Don McKay is the author of eleven books of poetry, most recently Strike/Slip for which he won the Griffin Poetry Prize on June 6. He has won two Governor General’s Awards for Poetry and has been shortlisted twice for the Griffin Poetry Prize, most recently for Camber: Selected Poems, which was a Globe and Mail Notable Book of the Year. McKay is also known as a poetry editor, and he has taught poetry in universities across the country.

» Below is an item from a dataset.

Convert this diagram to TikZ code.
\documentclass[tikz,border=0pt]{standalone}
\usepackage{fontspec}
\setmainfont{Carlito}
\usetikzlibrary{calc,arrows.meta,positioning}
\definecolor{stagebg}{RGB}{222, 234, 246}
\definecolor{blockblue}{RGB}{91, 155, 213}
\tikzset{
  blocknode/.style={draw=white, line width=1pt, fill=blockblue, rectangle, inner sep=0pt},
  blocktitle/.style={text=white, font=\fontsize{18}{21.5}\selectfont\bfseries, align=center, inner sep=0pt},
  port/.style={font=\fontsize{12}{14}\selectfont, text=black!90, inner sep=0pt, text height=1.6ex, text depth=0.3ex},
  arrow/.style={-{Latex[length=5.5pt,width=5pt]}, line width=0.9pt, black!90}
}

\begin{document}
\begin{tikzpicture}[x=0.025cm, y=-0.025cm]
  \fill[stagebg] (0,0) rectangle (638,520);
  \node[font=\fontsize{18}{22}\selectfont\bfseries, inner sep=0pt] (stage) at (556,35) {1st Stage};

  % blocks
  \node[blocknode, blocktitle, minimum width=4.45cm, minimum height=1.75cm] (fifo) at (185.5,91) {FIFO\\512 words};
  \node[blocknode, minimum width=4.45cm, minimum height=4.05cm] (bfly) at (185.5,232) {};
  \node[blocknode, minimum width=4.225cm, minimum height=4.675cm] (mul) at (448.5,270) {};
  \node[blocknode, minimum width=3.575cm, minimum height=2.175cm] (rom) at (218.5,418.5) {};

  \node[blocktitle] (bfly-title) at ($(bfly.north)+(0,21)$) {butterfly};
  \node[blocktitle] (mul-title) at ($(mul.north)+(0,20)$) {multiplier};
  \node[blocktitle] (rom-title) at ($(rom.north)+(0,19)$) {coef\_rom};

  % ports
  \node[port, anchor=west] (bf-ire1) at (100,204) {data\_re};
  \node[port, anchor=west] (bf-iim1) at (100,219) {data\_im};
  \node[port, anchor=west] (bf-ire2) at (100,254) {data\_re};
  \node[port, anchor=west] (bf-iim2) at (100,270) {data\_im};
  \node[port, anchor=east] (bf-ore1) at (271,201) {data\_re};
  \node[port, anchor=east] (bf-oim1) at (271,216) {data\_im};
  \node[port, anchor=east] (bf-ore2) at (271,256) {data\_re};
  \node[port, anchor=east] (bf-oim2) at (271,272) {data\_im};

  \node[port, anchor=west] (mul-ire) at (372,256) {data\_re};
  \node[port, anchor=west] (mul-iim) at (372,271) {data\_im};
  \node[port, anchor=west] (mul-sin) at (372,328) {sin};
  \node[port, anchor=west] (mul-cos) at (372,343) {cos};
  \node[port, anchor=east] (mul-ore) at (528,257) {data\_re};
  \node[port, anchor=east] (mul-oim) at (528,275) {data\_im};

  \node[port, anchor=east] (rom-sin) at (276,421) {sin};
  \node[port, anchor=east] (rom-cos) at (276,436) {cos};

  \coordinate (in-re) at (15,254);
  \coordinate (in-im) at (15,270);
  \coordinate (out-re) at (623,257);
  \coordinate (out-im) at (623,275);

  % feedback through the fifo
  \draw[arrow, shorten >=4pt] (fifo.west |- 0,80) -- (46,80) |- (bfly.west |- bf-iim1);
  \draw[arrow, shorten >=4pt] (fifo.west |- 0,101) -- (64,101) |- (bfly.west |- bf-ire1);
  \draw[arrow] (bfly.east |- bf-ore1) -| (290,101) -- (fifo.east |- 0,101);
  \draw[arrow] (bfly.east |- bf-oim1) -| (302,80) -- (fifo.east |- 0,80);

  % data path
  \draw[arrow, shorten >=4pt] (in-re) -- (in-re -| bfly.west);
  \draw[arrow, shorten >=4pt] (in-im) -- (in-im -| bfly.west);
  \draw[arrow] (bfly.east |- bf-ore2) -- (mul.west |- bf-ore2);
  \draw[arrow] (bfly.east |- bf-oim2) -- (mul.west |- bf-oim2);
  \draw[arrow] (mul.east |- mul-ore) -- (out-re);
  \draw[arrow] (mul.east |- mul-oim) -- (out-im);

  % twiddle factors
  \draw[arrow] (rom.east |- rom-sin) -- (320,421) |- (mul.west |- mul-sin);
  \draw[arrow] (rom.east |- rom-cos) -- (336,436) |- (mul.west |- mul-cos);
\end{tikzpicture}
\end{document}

But close up it is more likely to be the commotion of stress lines swirling within each slab that clutches at the heart—each stone a pent rage, an agon. None of the uniform grey of limestone, that prehistoric version of ready-mix concrete, in which each laid-down layer adds to the accumulated weight that homogenizes its predecessors. Think instead of Münch’s The Scream with its contour lines of terror; then subtract the face. Or you could turn on the weather channel to observe those irresponsible isobars scrawling across the planet. Imagine our ancestors tracing these surfaces, whorled fingertip to gnarled rock, reading the earth-energy they had levered into the air. They had locked the fury into the fugue and car crash into the high-school prom. They engineered this dangerous dance. Better stop here. Better spend some time.
— Strike/Slip 39
“McKay doesn’t write about natural science so much as through it, using its terms and principles to explore the science of human nature. A poem about a hike through ‘the broken prose of the bush roads’ gradually, gracefully metamorphoses into a meditation on desire. . . . These exuberantly musical and shrewd poems are ecological in the fullest sense of the word: they seek to elucidate our relationships with our fragile dwelling places both on the earth and in our own skins.”